SOURCE DATA:

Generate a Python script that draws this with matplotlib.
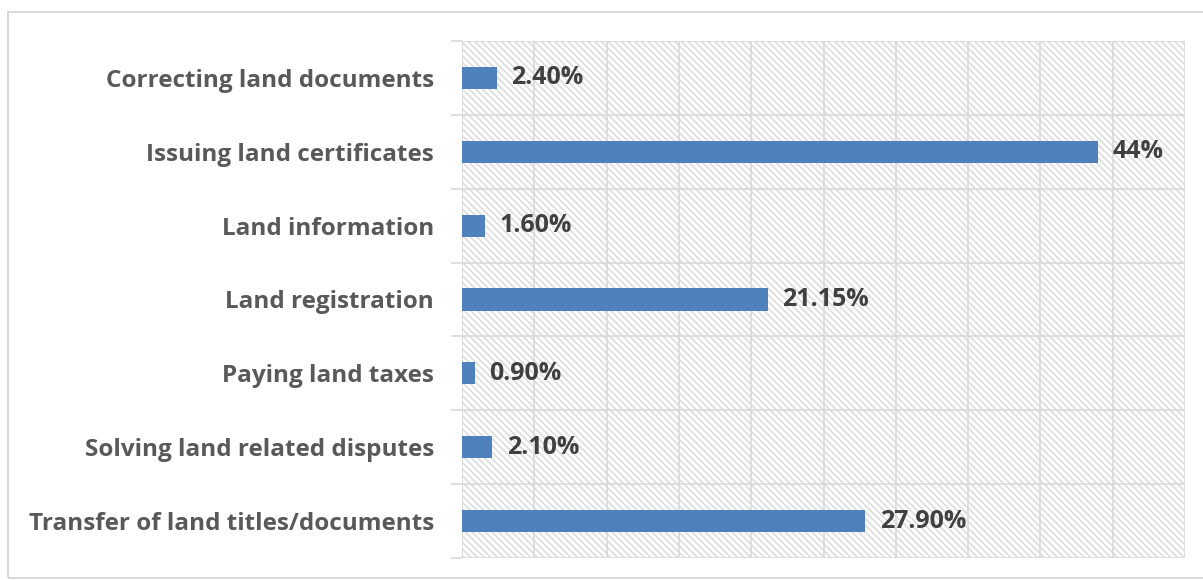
import matplotlib.pyplot as plt
from matplotlib.patches import Rectangle
import matplotlib as mpl

categories = [
    "Correcting land documents",
    "Issuing land certificates",
    "Land information",
    "Land registration",
    "Paying land taxes",
    "Solving land related disputes",
    "Transfer of land titles/documents",
]
values = [2.40, 44, 1.60, 21.15, 0.90, 2.10, 27.90]
value_labels = ["2.40%", "44%", "1.60%", "21.15%", "0.90%", "2.10%", "27.90%"]

mpl.rcParams['hatch.color'] = '#dcdcdc'
mpl.rcParams['hatch.linewidth'] = 1.2

W, H = 1203, 580
fig = plt.figure(figsize=(W / 100, H / 100), dpi=100)
ax = fig.add_axes([462 / W, 1 - 558 / H, (1185 - 462) / W, (558 - 41) / H])

# outer chart border
fig.add_artist(Rectangle((8 / W, 2 / H), 1.2, (568 - 2) / H, transform=fig.transFigure,
                         fill=False, edgecolor='#d9d9d9', linewidth=1.5))

# hatched plot background
ax.add_patch(Rectangle((0, 0), 1, 1, transform=ax.transAxes, facecolor='white',
                       edgecolor='#dcdcdc', hatch='\\\\\\\\\\', linewidth=0, zorder=0))

y = list(range(len(categories)))
ax.barh(y, values, height=0.3, color='#4f81bd', zorder=3)

for yi, v, lab in zip(y, values, value_labels):
    ax.text(v + 1.0, yi, lab, va='center', ha='left', fontsize=18, fontweight='bold',
            color='#404040', family='Open Sans', zorder=4)

ax.set_xlim(0, 50)
ax.set_ylim(len(categories) - 0.5, -0.5)
ax.set_xticks(range(0, 51, 5))
ax.set_xticklabels([])
ax.tick_params(axis='x', length=0)
ax.set_yticks([i - 0.5 for i in range(len(categories) + 1)], minor=False)
ax.set_yticklabels([])
ax.tick_params(axis='y', which='major', length=8, color='#d9d9d9', width=1.2)
ax.set_yticks(y, minor=True)
ax.set_yticklabels(categories, minor=True, fontsize=17.5, fontweight='bold',
                   color='#595959', family='Open Sans')
ax.tick_params(axis='y', which='minor', length=0, pad=20)
ax.grid(True, which='major', color='#d9d9d9', linewidth=1.2, zorder=1)
ax.set_axisbelow(True)
for s in ax.spines.values():
    s.set_visible(False)

fig.savefig('out.png', dpi=100)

TASK DETAILS:
Among the lines of the data above, count those holding "matplotlib" and state only the number.

EXERCISE OUTPUT:
4